Caisse proposes tramway in master plan for regional transit
Peter Black
peterblack@qctonline.com
Delivered within the six-month deadline, and containing many new elements from the previous plan, the Caisse de dépôt et placement de Québec Infra (CDPQ Infra) has laid out a sweeping master plan for transit in the greater Quebec City region.
Unveiled at a crowded news conference on June 12, the project, called the Circuit integré de transport express (CITE) plan, foresees a tramway, rapid bus service and potentially a mass transit tunnel between Quebec City and Lévis, built in three phases.
Phase 1 of the CITE project is similar in its key elements to the project the city had underway until the Coalition Avenir Québec (CAQ) government put it on pause in November over concerns about the escalating cost.
In the altered version the Caisse proposes, the central tramway line would run from Cap-Rouge in the west to Charlesbourg in the north-east, passing along Boul. Laurier and Boul. René- Lévesque, with a tunnel to Saint-Roch.
The previous plan had the eastern terminus on Rue D’Estimauville, a change that had been imposed by the CAQ government; the initial route the city proposed in 2018 when the plan was first unveiled included the Charlesbourg line.
The new line would run for 28 kilometres, compared to the 19 km of the D’Estimauville version.
Under the Caisse plan, the D’Estimauville extension would be built in Phase 2, and a line from Charlesbourg to the Lebourgneuf sector in the northwest in Phase 3. A spur to Jean Lesage International Airport is also in the long-term plan.
Supplementing the tramway would be two rapid bus (SRB) networks running on dedicated lanes serving suburban areas, as well as the downtown core of Lévis. The Quebec City SRB line would run along Boul. Charest, connecting to the tramway in Saint-Roch in the east and Boul. René-Lévesque in the west.
In Lévis, the SRB line would pass along Boul. Guillaume-Couture to the Desjardins complex, connecting in the west with the Sainte-Foy transit hub after crossing one of the two bridges.
Both SRB lines are included in the first phase of the project.
The Caisse plan hopes to trim the cost of the tramway and increase its “social acceptability” by several measures: reducing the size of the tram cars, making stations smaller, lowering the platform for the tram rails and using available battery technology to reduce the amount of overhead electrical lines.
The CITE plan, according to the CDPQ Infra release, “proposes new, interconnected transit solutions that will offer high service frequencies, with extended timetables, increased comfort and reliability and significant time savings, reducing travel time by up to half in some areas.”
The report says the plan “has the potential to significantly increase ridership on the [metropolitan Quebec City] public transit system, adding at least 40,000 people a day. This represents a minimum increase in public transit ridership of 30 per cent, generating a further reduction in GHG emissions.”

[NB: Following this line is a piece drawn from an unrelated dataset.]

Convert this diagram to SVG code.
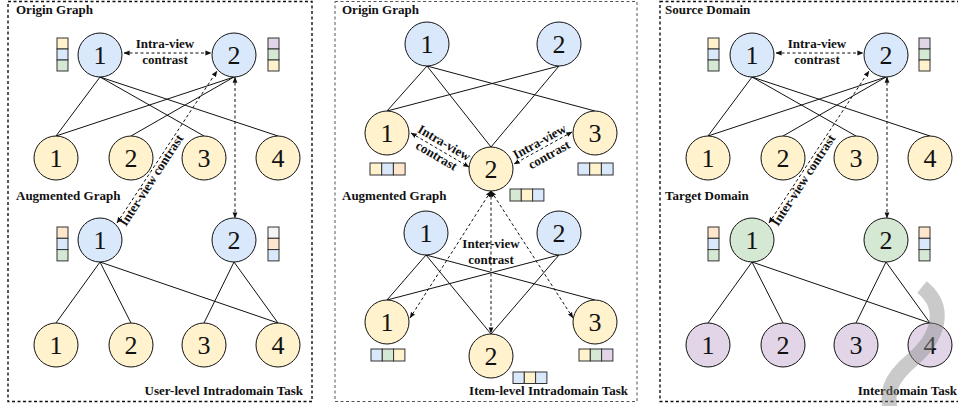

As for a “third link” between Quebec City and Lévis, the Caisse recom- mends a seven-km tunnel dedicated exclusively to a tramway line be built between the downtowns of the two cities, “in time and in accordance with demographic and densification conditions.”
The report, after studying six possible crossing sites, concluded “the traffic flow on any of the corridors studied would be relatively low, as would the reduction in the number of vehicles on existing bridges. The addition of an intercity road would move congestion points deeper into the Quebec City road network, forcing a reconfiguration of these corridors. As a result, the marginal gains in mobility for the [greater Quebec City metropolitan area] cannot, on their own, justify the construction of a new intercity road.”
The $15.5-billion estimated cost includes $7 billion for the tramway, $4.5 billion for SRB and express bus lanes, and, should it proceed, $4 billion for the tramway tunnel.
The city’s budget for the tramway line, updated in November, had been $8.4 billion.